An example of a harmful subsidy in Kyrgyzstan is the exemption of VAT import taxes for fertilizers and pesticides. Farmers overuse synthetic pesticides and fertilizers more than they need because they are very cheap which leads to a lack of positive incentives for organic and sustainable farming practices.
Despite the government promoting the principles of sustainable agriculture and organic farming as a national priority, imports of fertilizers and pesticides in 2018 amounted to 3.2 billion soms (US$ 47 million).
With a custom VAT rate of 12%, it is obvious that the loss of revenues from taxes is approximately about 385.9 million soms (US$ 5.6 million). It should also be noted that the share of fertilizers of animal or vegetable origin is 0.003% of the total number of supplied mineral fertilizers.
A central purpose of the event was to inform people of a potential reform and to allow them to start building coalitions. Obtaining strong political intergovernmental will is key for a reform to gain traction, starting with an understanding that a subsidy is harmful.

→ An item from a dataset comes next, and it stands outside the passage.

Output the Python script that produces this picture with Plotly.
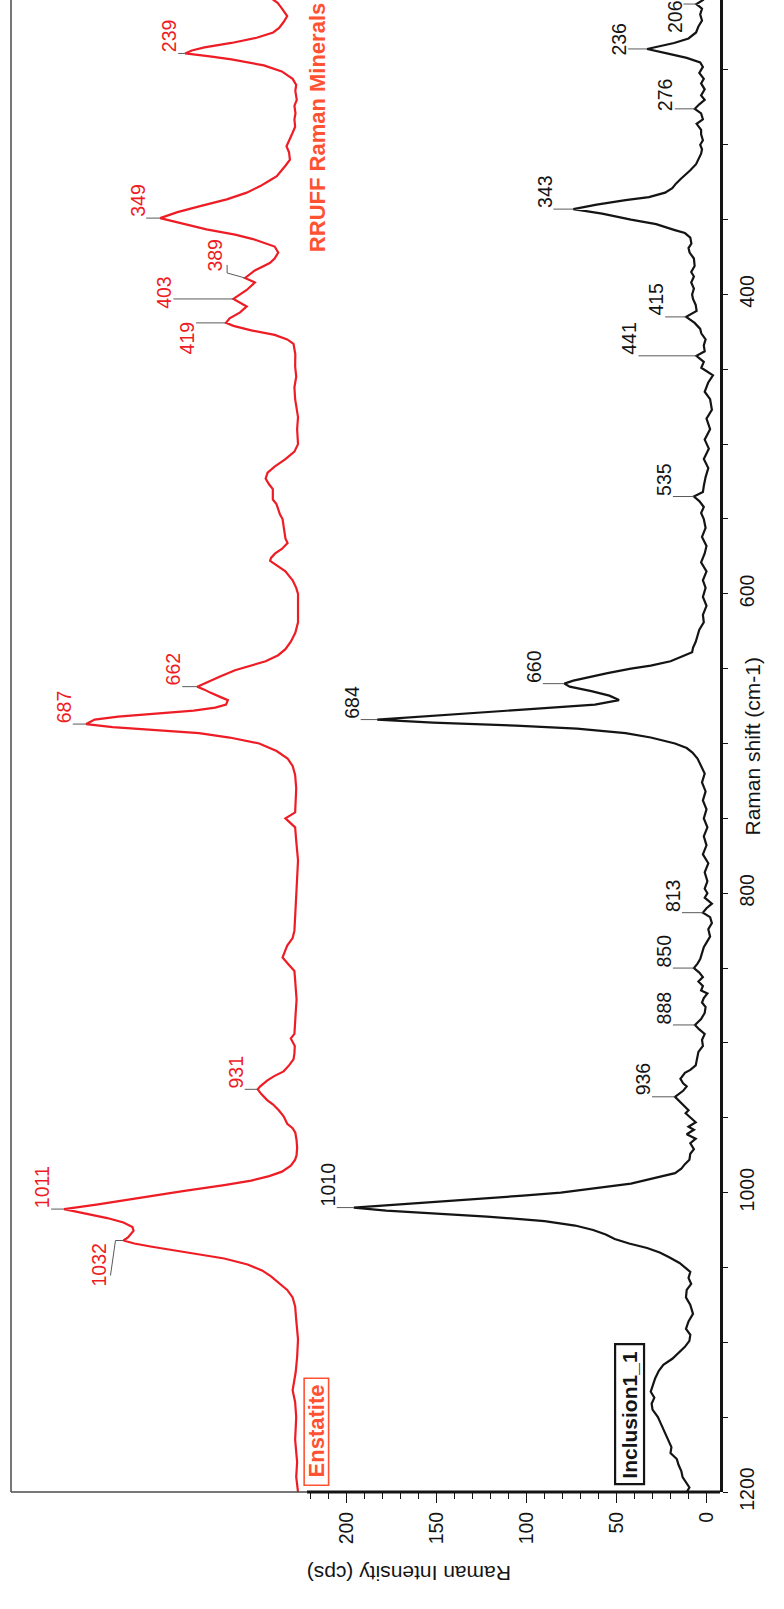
import plotly.graph_objects as go

# ---------------------------------------------------------------
# Inclusion1_1 : measured Raman spectrum (shift in cm-1, counts in cps)
# ---------------------------------------------------------------
incl_shift = [
    203, 206, 209, 213, 217, 221, 225, 229, 232, 236, 239, 242, 245, 248, 252, 256, 259, 263, 267, 270,
    273, 276, 279, 283, 286, 290, 293, 297, 300, 303, 306, 310, 313, 317, 320, 323, 326, 329, 332, 335,
    337, 340, 343, 346, 350, 353, 357, 359, 362, 366, 369, 372, 376, 381, 385, 388, 392, 396, 400, 403,
    407, 411, 415, 419, 423, 426, 430, 434, 438, 441, 445, 449, 454, 459, 465, 470, 477, 483, 490, 497,
    503, 510, 516, 522, 528, 532, 535, 538, 542, 546, 550, 556, 562, 568, 573, 579, 585, 591, 596, 602,
    608, 614, 619, 624, 628, 632, 636, 639, 642, 645, 648, 650, 653, 656, 658, 660, 662, 665, 668, 671,
    674, 677, 680, 682, 684, 686, 688, 690, 693, 696, 700, 703, 706, 710, 715, 720, 726, 732, 738, 744,
    750, 756, 762, 768, 774, 780, 786, 792, 797, 800, 803, 807, 810, 813, 816, 820, 824, 829, 833, 836,
    840, 844, 847, 850, 853, 856, 859, 862, 865, 867, 870, 873, 876, 880, 884, 888, 891, 894, 898, 902,
    906, 911, 915, 918, 920, 924, 927, 929, 932, 936, 939, 942, 945, 947, 950, 953, 956, 958, 961, 964,
    967, 971, 974, 978, 981, 984, 987, 989, 991, 994, 996, 998, 1000, 1002, 1005, 1008, 1010, 1012, 1014, 1016,
    1019, 1022, 1025, 1028, 1031, 1034, 1037, 1040, 1043, 1047, 1050, 1053, 1057, 1061, 1065, 1070, 1075, 1081, 1086, 1091,
    1095, 1099, 1103, 1106, 1111, 1115, 1119, 1124, 1129, 1133, 1137, 1141, 1145, 1150, 1154, 1158, 1162, 1166, 1170, 1174,
    1178, 1182, 1186, 1190, 1194, 1197, 1200,
]
incl_counts = [
    1.5, 5.6, 2.5, 3.5, 2.5, 4.5, 5.8, 10, 18, 33, 22, 11, 3.5, 2, 4, 1.5, 3, 1, 3, 1,
    4, 6.5, 3, 2, 5.5, 3, 3, 2, 3.5, 2.5, 3, 4.5, 5.8, 9, 12, 14.5, 17, 19, 23, 32,
    45, 61, 74, 58, 42, 28, 17.6, 12, 9, 8.4, 10, 9.4, 7, 6.6, 8.5, 7, 8.5, 7, 8, 7.5,
    6, 5.5, 11.3, 6.6, 3.5, 2.9, 0.5, 1.5, 1, 5.6, 1.5, 2.9, -3.6, -0.9, 1, -2, -3, 0, -2, 1,
    -1.3, 1.5, -1, 0.5, 1.5, 2, 7, 4, 1.5, 3, 1.5, 0.5, 2.5, 0, 1, 3, 0, 2, 0.5, 2,
    0, 2, 1.5, 4, 5, 6, 7.5, 8, 14, 20, 31, 42, 55, 67, 74, 79, 76, 64, 54, 48.6,
    62, 98, 135, 164, 183, 152, 106, 72, 45, 31, 17.5, 11, 7.8, 5, 3, 1, 2.5, 0.5, 2, 0,
    1.5, -0.5, 1.5, 0, 2, -1, 1, -0.5, 1, -0.5, 1, -3, 0, 2, -2, -3, -1, -2, 0, 1.5,
    2.5, 3.5, 5, 7, 4, 2, 4.5, 2, 3, -0.5, 1.5, 2.5, 0.5, 1, 3, 6.4, 4, 1, 2.5, 2,
    4.5, 5.5, 6, 9, 12, 14.5, 13, 11, 13, 17.5, 15, 12, 10, 11.6, 9, 6, 10, 7, 11, 6,
    9, 7, 9, 9.5, 12, 14, 17.5, 25, 31, 42, 55, 68, 81, 102, 138, 178, 196, 178, 150, 122,
    90, 73, 63, 56, 51, 43, 33, 26, 21, 15, 12, 9, 10, 8.5, 11, 11.4, 9, 7.5, 10, 11.4,
    9, 9.5, 12, 14.7, 19, 24, 26.5, 28.5, 30, 31, 29, 30.5, 30, 27, 25.5, 24, 22.5, 21, 19.5, 20,
    16.5, 15.5, 14, 13.3, 11, 9.5, 11,
]

# ---------------------------------------------------------------
# Enstatite : RRUFF reference spectrum, stacked above the measurement
# ---------------------------------------------------------------
ens_shift = [
    203, 205, 208, 211, 214, 218, 222, 225, 228.5, 232, 235, 237, 239, 241, 243, 247, 251, 256, 260, 264,
    270, 274, 279, 283, 288, 292, 296, 301, 305, 310, 314, 318, 321, 324, 327.6, 332, 336.5, 341, 345, 349,
    352, 356.5, 360, 363, 368, 372, 376, 379, 384, 389, 392, 397, 403, 405, 408, 412, 416, 419, 421, 424,
    427, 430, 433, 440, 448, 455, 462, 470, 482, 490, 500, 505, 510, 515, 519, 523, 527, 530, 534, 537,
    540, 544, 547, 550, 555, 560, 563, 566, 570, 573, 576, 578, 581, 585, 588, 591, 596, 600, 610, 619,
    626, 632, 637, 641, 645, 648, 651, 655, 658, 662, 664, 666, 669, 671, 674, 676, 678, 680, 682, 684,
    687, 689, 691, 693, 696, 700, 705, 710, 715, 721, 730, 740, 746, 750, 753, 756, 765, 778, 790, 800,
    812, 825, 830, 835, 838, 843, 848, 852, 858, 871, 880, 889, 894, 897, 902, 907, 911, 915, 919, 922,
    925, 929, 931, 934, 938, 941, 945, 949, 954, 957, 960, 965, 970, 975, 978, 982, 986, 989, 992, 995,
    997, 999, 1002, 1005, 1008, 1011, 1014, 1017, 1020, 1023, 1025.5, 1028, 1030, 1032, 1034, 1036, 1040, 1044, 1048, 1052,
    1056, 1060, 1065, 1070, 1076, 1085, 1098, 1110, 1120, 1132, 1140, 1150, 1165, 1180, 1190, 1200,
]
ens_counts = [
    241, 238.5, 236.5, 234.5, 233, 235, 237.5, 240.8, 250, 264, 279, 286, 289.7, 276, 264, 246, 236, 230, 228, 228.5,
    227.7, 229, 228.4, 229, 228.6, 230, 231.5, 233.4, 232, 231.5, 234, 237, 238.8, 243, 248, 255.5, 266.6, 281.4, 294, 303.6,
    293, 277.9, 262, 252, 240, 238, 240, 242.7, 251, 256.4, 251, 255.5, 262.9, 260, 255.5, 259.2, 265, 267, 262.9, 253,
    240, 233, 229.5, 228.5, 228.6, 228, 229, 228.6, 227, 227.5, 227, 229, 234, 240, 243.9, 245, 243, 241, 241, 241,
    239, 238, 237, 235.6, 235, 234, 234, 232.8, 236, 239.7, 242, 242.5, 239, 234, 232, 230, 228, 227, 227, 227,
    228.5, 231, 234, 238, 245, 253.6, 262, 270, 276, 283, 279, 275.8, 270, 266, 267, 273, 285, 305, 327, 340,
    344.7, 330, 305, 282, 265, 248.6, 238.9, 232.8, 230, 228.6, 228, 228.6, 228.6, 234, 231, 228.6, 228, 227, 227.5, 228,
    228.6, 229, 230, 233, 234, 235.6, 232, 229, 228.6, 227.8, 228.3, 228.6, 229, 231, 228.8, 229, 229.5, 232, 235, 240,
    244, 248, 249.4, 247.5, 244.3, 241, 237.7, 235, 233, 230, 228.5, 227.8, 227.5, 227.8, 228.6, 231, 235.9, 243, 253, 268,
    281, 291, 307, 322, 339, 357, 345, 333, 324, 319, 318.4, 320, 321.5, 324, 318, 309, 288, 268, 255, 247,
    242, 238, 233, 230, 228.6, 228, 227, 227.5, 228.3, 230, 228.6, 228, 228.6, 227.5, 228, 227,
]

# Labelled band positions (cm-1)
incl_peaks = [1010, 936, 888, 850, 813, 684, 660, 535, 441, 415, 343, 276, 236, 206]
ens_peaks = [1032, 1011, 931, 687, 662, 419, 403, 389, 349, 239]

# ---------------------------------------------------------------
# Figure geometry
# ---------------------------------------------------------------
W, H = 784, 1609
M_L, M_R, M_T, M_B = 11, 64, 0, 117
X_RANGE = [386.5, -7.5]        # intensity, reversed
Y_RANGE = [1200, 203.3]        # Raman shift, 1200 at the bottom
KX = (W - M_L - M_R) / (X_RANGE[0] - X_RANGE[1])   # px per cps
KY = (H - M_T - M_B) / (Y_RANGE[0] - Y_RANGE[1])   # px per cm-1

FONT = "Liberation Sans, Arial, Helvetica, sans-serif"
BLACK = "#141414"
RED = "#ee1c24"
ORANGE = "#ff5233"
LEADER = "#5a5a5a"


def at(series_x, series_y, wn):
    """Counts of a series at a labelled band."""
    return series_y[series_x.index(wn)]


def offset(i0, v0, dx, dy):
    """Move dx px right / dy px down from (i0, v0) in data units."""
    return i0 - dx / KX, v0 + dy / KY


fig = go.Figure()
fig.add_trace(go.Scatter(x=incl_counts, y=incl_shift, mode="lines",
                         line=dict(color=BLACK, width=2.2), hoverinfo="skip"))
fig.add_trace(go.Scatter(x=ens_counts, y=ens_shift, mode="lines",
                         line=dict(color=RED, width=2.2), hoverinfo="skip"))

# leader / label placement (px): leader length, extra downward shift of text
incl_place = {1010: (17, 0), 936: (23, 0), 888: (22, 0), 850: (21, 0), 813: (21, 0),
              684: (16.5, 0), 660: (21.5, 0), 535: (21, 0), 441: (58, 0), 415: (21, 0),
              343: (20, 0), 276: (20, 3), 236: (19, 8), 206: (13, 30)}
ens_place = {1011: (13, 0), 931: (13, 0), 687: (13.5, 0), 662: (15, 0),
             419: (30, 33), 403: (60, 11), 349: (14, 0), 239: (7, 0)}
# bent leaders: polyline (px offsets from the band tip) and label corner
ens_bent = {1032: ([(0, 0), (-8, 0), (-13, 35)], (-15, 47)),
            389: ([(0, 0), (-18, -5), (-18, -13)], (-21, -5))}

lead_x, lead_y = [], []
annotations = []


def add_label(text, i0, v0, path, corner, color):
    for dx, dy in path:
        xi, yi = offset(i0, v0, dx, dy)
        lead_x.append(xi)
        lead_y.append(yi)
    lead_x.append(None)
    lead_y.append(None)
    lx, ly = offset(i0, v0, corner[0] + 3, corner[1])
    annotations.append(dict(x=lx, y=ly, xref="x", yref="y", text=text, showarrow=False,
                            textangle=-90, xanchor="right", yanchor="bottom",
                            borderpad=0, font=dict(family=FONT, size=19.5, color=color)))


for wn in incl_peaks:
    lead, dy = incl_place[wn]
    add_label(str(wn), at(incl_shift, incl_counts, wn), wn,
              [(0, 0), (-lead, 0)], (-lead, dy), BLACK)
for wn in ens_peaks:
    i0 = at(ens_shift, ens_counts, wn)
    if wn in ens_bent:
        path, corner = ens_bent[wn]
        add_label(str(wn), i0, wn, path, corner, RED)
    else:
        lead, dy = ens_place[wn]
        add_label(str(wn), i0, wn, [(0, 0), (-lead, 0)], (-lead, dy), RED)

fig.add_trace(go.Scatter(x=lead_x, y=lead_y, mode="lines",
                         line=dict(color=LEADER, width=1), hoverinfo="skip"))

# series name tags
annotations += [
    dict(x=217, y=1159.5, xref="x", yref="y", text="<b>Enstatite</b>", showarrow=False,
         textangle=-90, font=dict(family=FONT, size=22, color=ORANGE)),
    dict(x=42.8, y=1148, xref="x", yref="y", text="<b>Inclusion1_1</b>", showarrow=False,
         textangle=-90, font=dict(family=FONT, size=21, color=BLACK)),
    dict(x=215.8, y=373.3, xref="x", yref="y", text="<b>RRUFF Raman Minerals</b>",
         showarrow=False, textangle=-90, xanchor="center", yanchor="bottom",
         font=dict(family=FONT, size=22, color=ORANGE)),
    # axis titles
    dict(x=1.0635, y=0.5, xref="paper", yref="paper", text="Raman shift (cm-1)",
         showarrow=False, textangle=-90, font=dict(family=FONT, size=21, color=BLACK)),
    dict(x=0.708, y=-0.0637, xref="paper", yref="paper", text="Raman Intensity (cps)",
         showarrow=False, textangle=180, font=dict(family=FONT, size=21, color=BLACK)),
]

shapes = [
    # tag frames
    dict(type="rect", xref="x", yref="y", x0=223.6, x1=210, y0=1124, y1=1195.5,
         line=dict(color=ORANGE, width=1.6)),
    dict(type="rect", xref="x", yref="y", x0=50.8, x1=34.7, y0=1101.2, y1=1194.8,
         line=dict(color=BLACK, width=2.2)),
    # plot frame: thin outer border, heavy intensity axis segment
    dict(type="line", xref="paper", yref="paper", x0=0, x1=0, y0=0, y1=1,
         line=dict(color="#4a4a4a", width=1.5)),
    dict(type="line", xref="x", yref="paper", x0=X_RANGE[0], x1=222, y0=0, y1=0,
         line=dict(color="#4a4a4a", width=1.5)),
    dict(type="line", xref="x", yref="paper", x0=222, x1=X_RANGE[1], y0=0, y1=0,
         line=dict(color=BLACK, width=3)),
]

fig.update_layout(
    width=W, height=H,
    margin=dict(l=M_L, r=M_R, t=M_T, b=M_B, pad=0),
    paper_bgcolor="white", plot_bgcolor="white",
    showlegend=False,
    annotations=annotations,
    shapes=shapes,
    xaxis=dict(range=X_RANGE, showgrid=False, zeroline=False, showline=False,
               tickvals=[0, 50, 100, 150, 200], ticks="outside", ticklen=10,
               tickwidth=1.2, tickcolor=BLACK, tickangle=-90, ticklabelstandoff=1,
               tickfont=dict(family=FONT, size=19.5, color=BLACK),
               minor=dict(tickvals=list(range(0, 221, 10)), ticks="outside",
                          ticklen=6, tickwidth=1.2, tickcolor=BLACK)),
    yaxis=dict(range=Y_RANGE, side="right", showgrid=False, zeroline=False,
               showline=True, linecolor=BLACK, linewidth=3,
               tickvals=[400, 600, 800, 1000, 1200], ticks="outside", ticklen=5,
               tickwidth=1.2, tickcolor=BLACK, tickangle=-90, ticklabelstandoff=3,
               tickfont=dict(family=FONT, size=19.5, color=BLACK),
               minor=dict(tickvals=list(range(250, 1201, 50)), ticks="outside",
                          ticklen=5, tickwidth=1.2, tickcolor=BLACK)),
)

fig.write_html("out.html")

“We are very pleased with the interest and attention of stakeholders in this sensitive area,” said Lira Zholdubaeva. “Despite all the well-known barriers to reforming subsidies after four hours of presentations and round table discussion a consensus was reached that agricultural subsidies need to be reformed, which is a very important first step,” she said.
The next steps include forming an intergovernmental expert group to decide and agree on the way forward in implementing reforms. This will create important alliances between economic and environmental interests and is hoped to overcome barriers envisaged to arise when reforms are implemented.
UNDP BIOFIN together with PAGE and the support of UNEP is now stepping up implementation and will help to build a robust evidence base to support the Government of Kyrgyzstan in implementing this important finance solution.
One participant enthusiastically stated during the meeting, “let’s make Kyrgyzstan become the leader in greening agricultural subsidies – if not in the world at least in Central Asia. The world needs leaders in this area!”